**Your objective**
Below this line is a listing that includes pictures. Copy exactly, and only, the lines from the one containing "Reproduce this chart with matplotlib." through the one containing "years = list(range(1999, 2025))"; the pictures do not go in the copy.

**Data to process**
--------------------
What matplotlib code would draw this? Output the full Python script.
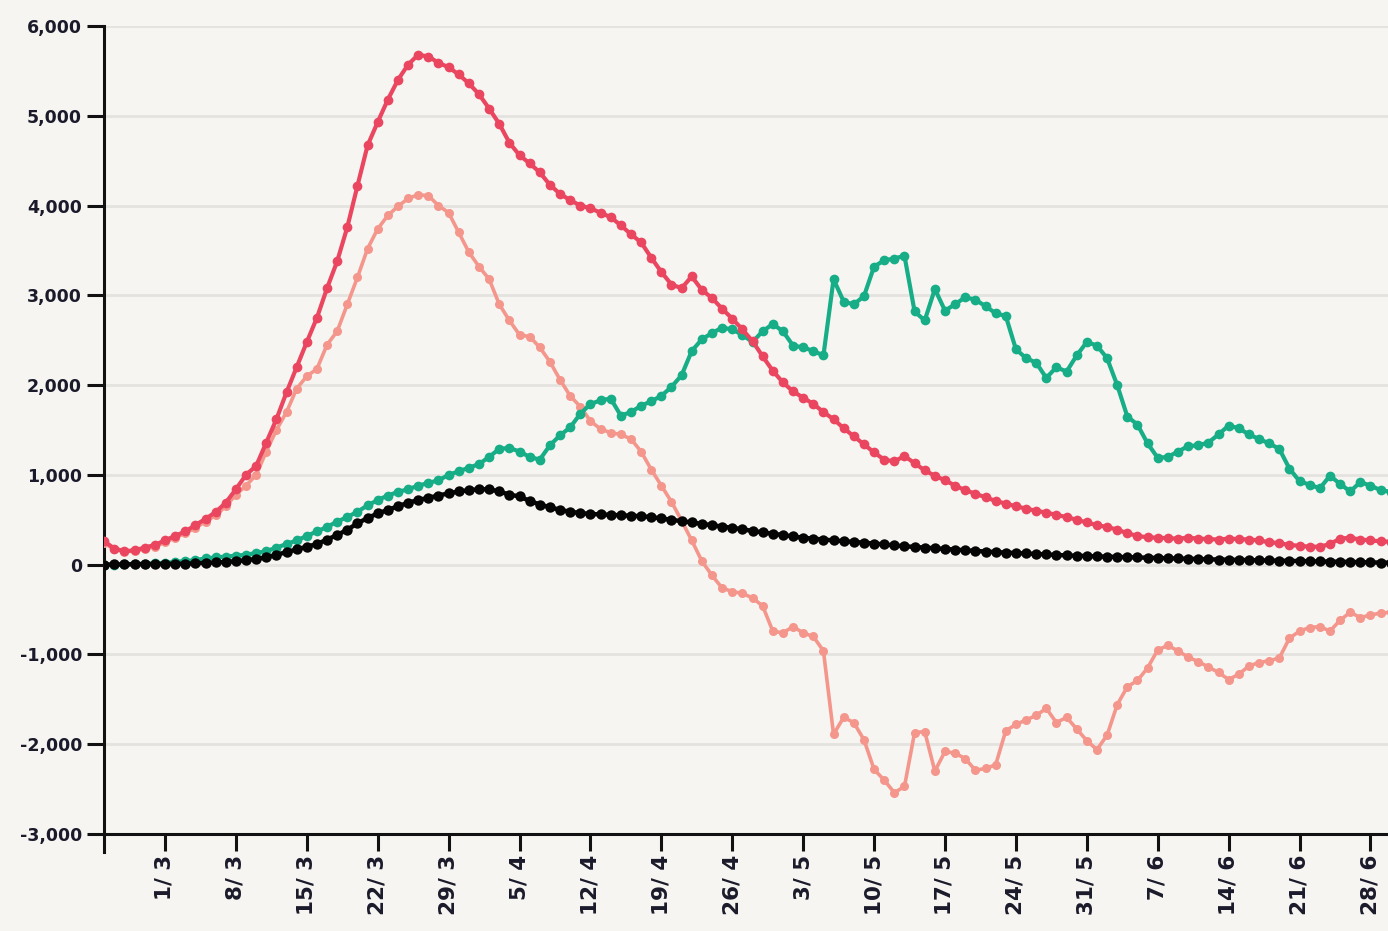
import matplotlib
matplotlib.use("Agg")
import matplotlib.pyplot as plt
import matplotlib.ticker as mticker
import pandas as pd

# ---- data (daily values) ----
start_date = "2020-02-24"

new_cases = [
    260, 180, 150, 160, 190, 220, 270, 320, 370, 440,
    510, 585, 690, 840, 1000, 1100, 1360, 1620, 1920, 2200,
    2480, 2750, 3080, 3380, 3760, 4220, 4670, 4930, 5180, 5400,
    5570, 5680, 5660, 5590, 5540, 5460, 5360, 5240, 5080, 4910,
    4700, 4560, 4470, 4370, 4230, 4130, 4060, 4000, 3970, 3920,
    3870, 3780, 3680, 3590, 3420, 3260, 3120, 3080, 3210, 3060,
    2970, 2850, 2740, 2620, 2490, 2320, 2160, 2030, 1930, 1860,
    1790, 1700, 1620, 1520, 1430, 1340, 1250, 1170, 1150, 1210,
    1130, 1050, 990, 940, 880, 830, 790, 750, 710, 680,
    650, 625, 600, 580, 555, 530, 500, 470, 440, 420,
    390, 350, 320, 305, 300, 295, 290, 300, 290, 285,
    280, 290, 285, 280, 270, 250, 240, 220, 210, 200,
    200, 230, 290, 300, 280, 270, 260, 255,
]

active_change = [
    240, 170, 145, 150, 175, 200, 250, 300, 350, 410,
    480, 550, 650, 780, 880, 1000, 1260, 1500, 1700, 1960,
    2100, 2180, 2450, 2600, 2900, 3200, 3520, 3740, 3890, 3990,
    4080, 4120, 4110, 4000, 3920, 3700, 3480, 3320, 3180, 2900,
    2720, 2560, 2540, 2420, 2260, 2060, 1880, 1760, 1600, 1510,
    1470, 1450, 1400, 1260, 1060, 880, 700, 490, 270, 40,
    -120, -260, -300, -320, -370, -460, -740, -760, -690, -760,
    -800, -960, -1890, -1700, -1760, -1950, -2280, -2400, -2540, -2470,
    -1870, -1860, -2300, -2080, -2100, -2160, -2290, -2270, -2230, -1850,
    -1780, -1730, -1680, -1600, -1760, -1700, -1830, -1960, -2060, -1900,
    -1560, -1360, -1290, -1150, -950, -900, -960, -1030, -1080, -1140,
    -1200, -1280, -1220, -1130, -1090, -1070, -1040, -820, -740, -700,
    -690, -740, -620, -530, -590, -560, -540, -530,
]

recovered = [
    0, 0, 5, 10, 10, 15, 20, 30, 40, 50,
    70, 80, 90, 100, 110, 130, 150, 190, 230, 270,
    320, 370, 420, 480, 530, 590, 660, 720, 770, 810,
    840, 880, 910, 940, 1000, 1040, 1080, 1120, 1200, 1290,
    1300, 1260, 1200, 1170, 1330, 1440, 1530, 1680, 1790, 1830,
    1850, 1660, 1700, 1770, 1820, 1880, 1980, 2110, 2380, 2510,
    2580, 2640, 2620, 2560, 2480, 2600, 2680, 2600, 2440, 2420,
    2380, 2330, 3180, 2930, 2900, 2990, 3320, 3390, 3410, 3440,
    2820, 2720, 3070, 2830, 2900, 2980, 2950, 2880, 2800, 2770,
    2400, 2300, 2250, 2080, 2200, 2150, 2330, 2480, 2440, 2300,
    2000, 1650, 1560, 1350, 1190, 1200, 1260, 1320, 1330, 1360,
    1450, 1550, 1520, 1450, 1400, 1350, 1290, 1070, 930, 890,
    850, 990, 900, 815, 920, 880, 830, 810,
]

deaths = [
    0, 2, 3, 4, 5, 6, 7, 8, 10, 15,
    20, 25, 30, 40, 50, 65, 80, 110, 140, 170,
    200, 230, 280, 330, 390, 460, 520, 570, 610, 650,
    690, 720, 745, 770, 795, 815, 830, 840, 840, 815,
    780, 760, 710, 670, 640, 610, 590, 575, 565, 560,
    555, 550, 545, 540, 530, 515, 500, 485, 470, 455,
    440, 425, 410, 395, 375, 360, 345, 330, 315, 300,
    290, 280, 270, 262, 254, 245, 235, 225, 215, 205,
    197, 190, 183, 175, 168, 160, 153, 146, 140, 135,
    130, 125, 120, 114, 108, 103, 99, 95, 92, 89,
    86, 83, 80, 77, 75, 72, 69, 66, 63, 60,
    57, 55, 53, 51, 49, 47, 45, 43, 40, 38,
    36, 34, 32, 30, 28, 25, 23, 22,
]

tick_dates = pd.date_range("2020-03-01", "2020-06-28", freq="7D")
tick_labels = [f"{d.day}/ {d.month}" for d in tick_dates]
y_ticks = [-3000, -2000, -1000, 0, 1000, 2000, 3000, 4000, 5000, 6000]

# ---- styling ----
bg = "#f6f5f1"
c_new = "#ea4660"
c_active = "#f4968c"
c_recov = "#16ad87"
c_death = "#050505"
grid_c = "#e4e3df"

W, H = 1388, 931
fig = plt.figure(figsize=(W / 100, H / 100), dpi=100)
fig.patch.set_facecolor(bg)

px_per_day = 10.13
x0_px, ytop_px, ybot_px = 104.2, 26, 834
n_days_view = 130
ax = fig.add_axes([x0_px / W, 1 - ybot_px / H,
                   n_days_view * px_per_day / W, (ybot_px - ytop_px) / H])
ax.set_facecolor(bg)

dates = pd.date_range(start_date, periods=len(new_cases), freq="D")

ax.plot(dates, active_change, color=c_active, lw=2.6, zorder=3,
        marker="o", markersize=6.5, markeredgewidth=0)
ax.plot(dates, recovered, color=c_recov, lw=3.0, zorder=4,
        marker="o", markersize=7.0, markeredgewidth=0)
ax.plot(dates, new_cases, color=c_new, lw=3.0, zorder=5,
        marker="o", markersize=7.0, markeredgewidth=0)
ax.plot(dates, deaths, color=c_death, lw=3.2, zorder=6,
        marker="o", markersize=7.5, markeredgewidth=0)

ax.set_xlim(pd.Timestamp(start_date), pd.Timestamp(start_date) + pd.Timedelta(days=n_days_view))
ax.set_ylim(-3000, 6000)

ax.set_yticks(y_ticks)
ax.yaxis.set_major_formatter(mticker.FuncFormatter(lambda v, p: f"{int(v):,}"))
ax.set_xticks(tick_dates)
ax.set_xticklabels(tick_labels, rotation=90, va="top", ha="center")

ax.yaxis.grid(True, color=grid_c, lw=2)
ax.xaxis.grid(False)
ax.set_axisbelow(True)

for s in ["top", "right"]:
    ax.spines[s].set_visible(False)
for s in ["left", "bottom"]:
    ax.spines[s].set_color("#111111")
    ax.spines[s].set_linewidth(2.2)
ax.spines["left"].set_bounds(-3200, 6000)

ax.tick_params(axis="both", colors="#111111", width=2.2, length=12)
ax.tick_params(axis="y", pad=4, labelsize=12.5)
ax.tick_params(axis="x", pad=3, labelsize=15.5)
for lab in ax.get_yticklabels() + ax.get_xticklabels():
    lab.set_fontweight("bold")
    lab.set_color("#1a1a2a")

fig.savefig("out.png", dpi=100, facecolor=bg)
--------------------
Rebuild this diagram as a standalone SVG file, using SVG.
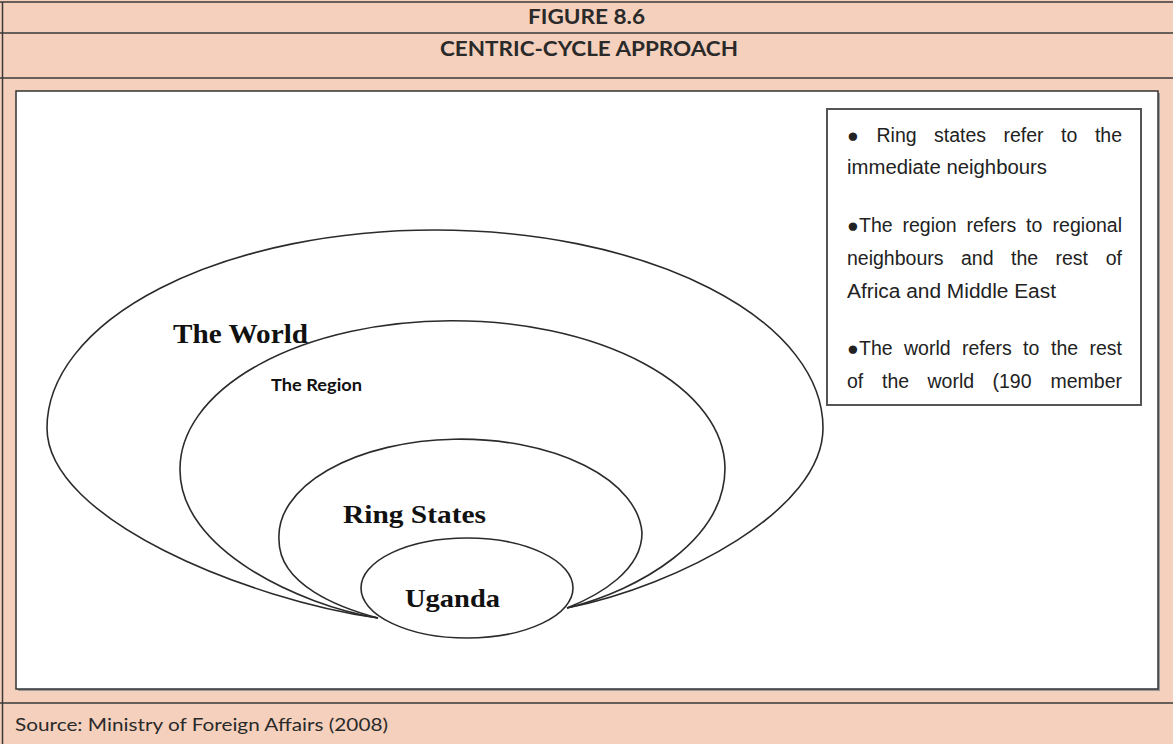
--------------------
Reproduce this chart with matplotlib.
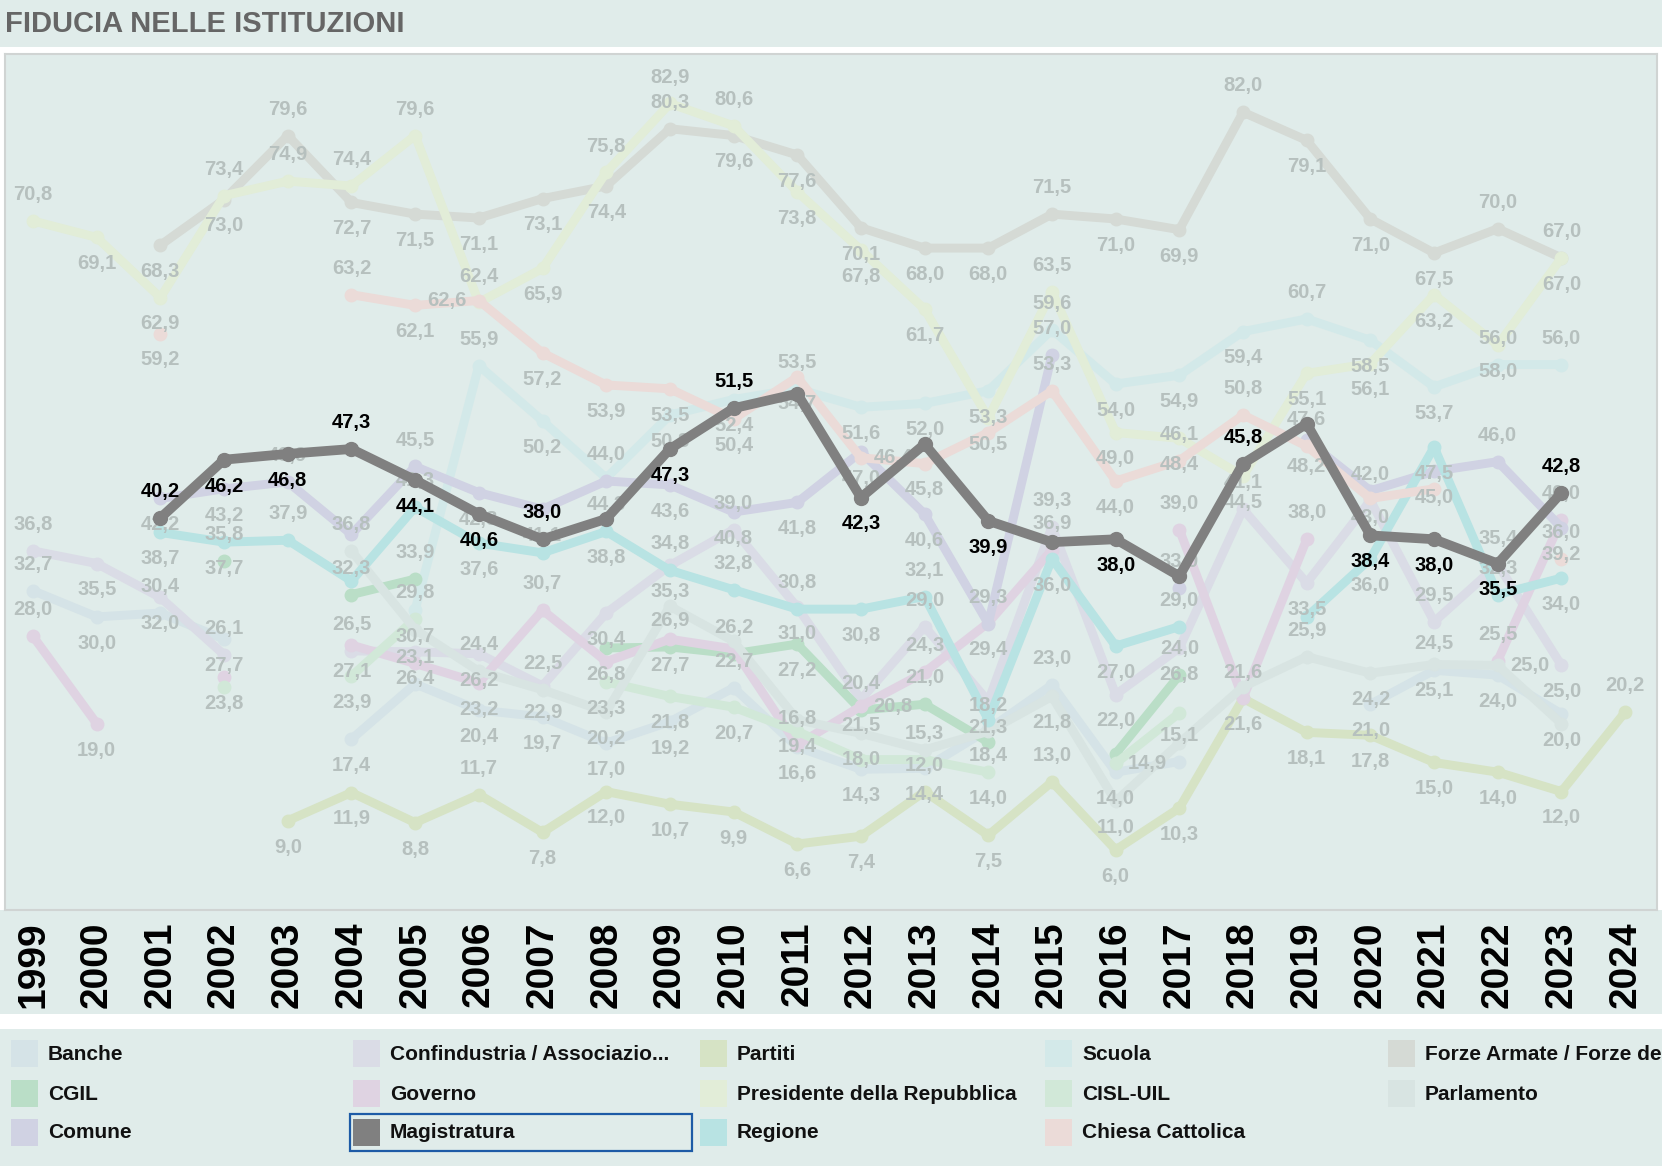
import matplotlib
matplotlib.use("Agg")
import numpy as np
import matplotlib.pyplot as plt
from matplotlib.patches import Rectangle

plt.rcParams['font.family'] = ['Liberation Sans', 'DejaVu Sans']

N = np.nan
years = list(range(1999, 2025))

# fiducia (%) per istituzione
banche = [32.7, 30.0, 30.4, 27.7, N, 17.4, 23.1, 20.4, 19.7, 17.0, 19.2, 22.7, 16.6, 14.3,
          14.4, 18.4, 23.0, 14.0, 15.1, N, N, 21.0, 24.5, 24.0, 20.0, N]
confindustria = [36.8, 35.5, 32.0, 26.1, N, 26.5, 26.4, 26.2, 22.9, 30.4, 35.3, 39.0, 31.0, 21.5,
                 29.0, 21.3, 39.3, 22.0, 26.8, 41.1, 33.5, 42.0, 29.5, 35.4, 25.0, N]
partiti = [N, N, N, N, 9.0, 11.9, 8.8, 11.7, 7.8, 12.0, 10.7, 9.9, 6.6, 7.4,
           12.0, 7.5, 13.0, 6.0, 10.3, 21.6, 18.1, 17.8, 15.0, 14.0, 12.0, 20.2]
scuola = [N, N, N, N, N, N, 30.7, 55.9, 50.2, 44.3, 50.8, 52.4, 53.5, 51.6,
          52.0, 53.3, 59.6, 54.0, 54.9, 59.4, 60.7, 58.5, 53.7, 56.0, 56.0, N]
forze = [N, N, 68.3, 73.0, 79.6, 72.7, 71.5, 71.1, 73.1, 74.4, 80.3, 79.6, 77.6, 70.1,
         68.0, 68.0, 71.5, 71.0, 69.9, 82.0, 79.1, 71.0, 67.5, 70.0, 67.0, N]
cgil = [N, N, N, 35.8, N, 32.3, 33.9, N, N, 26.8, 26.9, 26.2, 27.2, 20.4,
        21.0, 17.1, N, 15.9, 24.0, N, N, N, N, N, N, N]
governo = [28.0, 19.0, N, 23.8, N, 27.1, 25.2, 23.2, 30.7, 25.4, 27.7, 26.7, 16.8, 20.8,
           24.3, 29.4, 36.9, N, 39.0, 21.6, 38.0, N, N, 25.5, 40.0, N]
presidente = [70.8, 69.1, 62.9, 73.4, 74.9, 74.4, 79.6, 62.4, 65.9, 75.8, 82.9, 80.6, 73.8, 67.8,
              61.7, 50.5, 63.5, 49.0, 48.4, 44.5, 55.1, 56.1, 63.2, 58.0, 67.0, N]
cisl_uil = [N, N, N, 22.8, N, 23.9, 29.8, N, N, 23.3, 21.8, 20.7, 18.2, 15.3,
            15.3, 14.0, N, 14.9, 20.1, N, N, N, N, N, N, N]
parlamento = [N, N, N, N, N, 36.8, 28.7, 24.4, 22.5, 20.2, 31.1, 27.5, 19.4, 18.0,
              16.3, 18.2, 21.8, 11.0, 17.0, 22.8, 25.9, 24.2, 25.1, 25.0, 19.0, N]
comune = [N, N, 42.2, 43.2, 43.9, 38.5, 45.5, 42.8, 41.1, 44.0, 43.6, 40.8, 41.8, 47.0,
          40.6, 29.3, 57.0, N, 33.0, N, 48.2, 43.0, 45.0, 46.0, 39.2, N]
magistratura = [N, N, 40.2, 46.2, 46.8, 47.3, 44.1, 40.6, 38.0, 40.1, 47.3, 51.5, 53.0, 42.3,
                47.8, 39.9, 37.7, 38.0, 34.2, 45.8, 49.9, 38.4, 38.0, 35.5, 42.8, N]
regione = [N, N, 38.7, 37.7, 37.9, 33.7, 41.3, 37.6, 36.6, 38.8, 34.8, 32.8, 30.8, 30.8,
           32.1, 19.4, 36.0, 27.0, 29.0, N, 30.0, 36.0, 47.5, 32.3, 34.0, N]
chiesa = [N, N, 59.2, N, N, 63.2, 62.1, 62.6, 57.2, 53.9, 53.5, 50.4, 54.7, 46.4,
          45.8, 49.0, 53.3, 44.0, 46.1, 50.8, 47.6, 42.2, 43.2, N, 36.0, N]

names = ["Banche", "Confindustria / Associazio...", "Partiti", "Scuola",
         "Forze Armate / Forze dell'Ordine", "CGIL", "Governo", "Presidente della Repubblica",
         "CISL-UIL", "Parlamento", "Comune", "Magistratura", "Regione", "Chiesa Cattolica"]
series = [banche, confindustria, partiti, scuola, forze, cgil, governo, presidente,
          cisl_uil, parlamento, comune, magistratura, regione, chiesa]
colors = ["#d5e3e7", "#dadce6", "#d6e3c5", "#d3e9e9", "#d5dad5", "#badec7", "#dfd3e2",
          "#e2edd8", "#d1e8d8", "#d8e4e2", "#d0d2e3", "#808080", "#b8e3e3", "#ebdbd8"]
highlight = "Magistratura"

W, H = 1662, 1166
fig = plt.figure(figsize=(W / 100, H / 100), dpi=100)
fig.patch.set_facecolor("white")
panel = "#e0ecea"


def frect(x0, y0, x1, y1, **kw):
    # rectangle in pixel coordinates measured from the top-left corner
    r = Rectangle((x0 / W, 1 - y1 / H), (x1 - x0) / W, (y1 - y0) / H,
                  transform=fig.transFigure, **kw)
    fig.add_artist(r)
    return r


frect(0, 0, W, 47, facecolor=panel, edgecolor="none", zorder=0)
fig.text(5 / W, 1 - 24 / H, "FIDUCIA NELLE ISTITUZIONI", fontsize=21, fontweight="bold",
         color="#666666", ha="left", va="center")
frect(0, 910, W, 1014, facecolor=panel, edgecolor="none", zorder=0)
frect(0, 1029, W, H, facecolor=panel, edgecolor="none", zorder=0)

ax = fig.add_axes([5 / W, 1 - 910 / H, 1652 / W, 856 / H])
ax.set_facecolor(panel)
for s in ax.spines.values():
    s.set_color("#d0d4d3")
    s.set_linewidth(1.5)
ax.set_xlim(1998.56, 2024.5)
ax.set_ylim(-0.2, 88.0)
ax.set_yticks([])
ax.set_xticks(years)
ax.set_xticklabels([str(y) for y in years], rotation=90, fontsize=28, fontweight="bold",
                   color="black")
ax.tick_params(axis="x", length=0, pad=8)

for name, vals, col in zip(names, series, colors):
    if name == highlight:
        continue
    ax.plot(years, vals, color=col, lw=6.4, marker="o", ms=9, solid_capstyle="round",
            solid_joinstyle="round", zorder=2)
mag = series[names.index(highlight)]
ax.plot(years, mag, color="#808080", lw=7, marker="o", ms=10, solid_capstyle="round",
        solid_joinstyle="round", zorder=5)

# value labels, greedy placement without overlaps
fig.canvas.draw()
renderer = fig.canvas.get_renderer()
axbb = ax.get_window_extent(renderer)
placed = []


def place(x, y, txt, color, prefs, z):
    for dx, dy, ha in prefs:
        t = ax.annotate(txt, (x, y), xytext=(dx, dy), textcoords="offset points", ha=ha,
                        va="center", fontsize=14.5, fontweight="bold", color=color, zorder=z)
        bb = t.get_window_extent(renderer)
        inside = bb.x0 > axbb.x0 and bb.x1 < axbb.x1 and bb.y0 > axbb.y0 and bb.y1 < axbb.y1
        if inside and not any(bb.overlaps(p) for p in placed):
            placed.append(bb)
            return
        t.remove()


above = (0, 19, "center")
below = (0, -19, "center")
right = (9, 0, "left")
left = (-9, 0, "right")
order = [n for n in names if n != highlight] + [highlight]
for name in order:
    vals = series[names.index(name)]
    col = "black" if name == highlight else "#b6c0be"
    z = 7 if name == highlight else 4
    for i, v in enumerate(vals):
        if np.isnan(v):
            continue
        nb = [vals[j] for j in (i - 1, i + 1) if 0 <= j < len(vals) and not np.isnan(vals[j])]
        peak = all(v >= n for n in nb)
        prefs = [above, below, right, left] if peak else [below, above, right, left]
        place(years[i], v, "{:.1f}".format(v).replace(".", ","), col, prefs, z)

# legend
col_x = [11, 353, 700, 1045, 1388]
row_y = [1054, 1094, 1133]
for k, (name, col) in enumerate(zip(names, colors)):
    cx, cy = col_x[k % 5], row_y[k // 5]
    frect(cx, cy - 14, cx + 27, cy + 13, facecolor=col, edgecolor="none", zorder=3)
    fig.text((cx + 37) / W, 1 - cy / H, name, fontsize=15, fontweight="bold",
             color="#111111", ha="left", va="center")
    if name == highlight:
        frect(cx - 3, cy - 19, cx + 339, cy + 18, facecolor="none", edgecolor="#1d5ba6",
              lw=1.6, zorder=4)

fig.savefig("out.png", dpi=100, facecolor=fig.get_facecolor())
--------------------
**Final answer**
Reproduce this chart with matplotlib.
import matplotlib
matplotlib.use("Agg")
import numpy as np
import matplotlib.pyplot as plt
from matplotlib.patches import Rectangle

plt.rcParams['font.family'] = ['Liberation Sans', 'DejaVu Sans']

N = np.nan
years = list(range(1999, 2025))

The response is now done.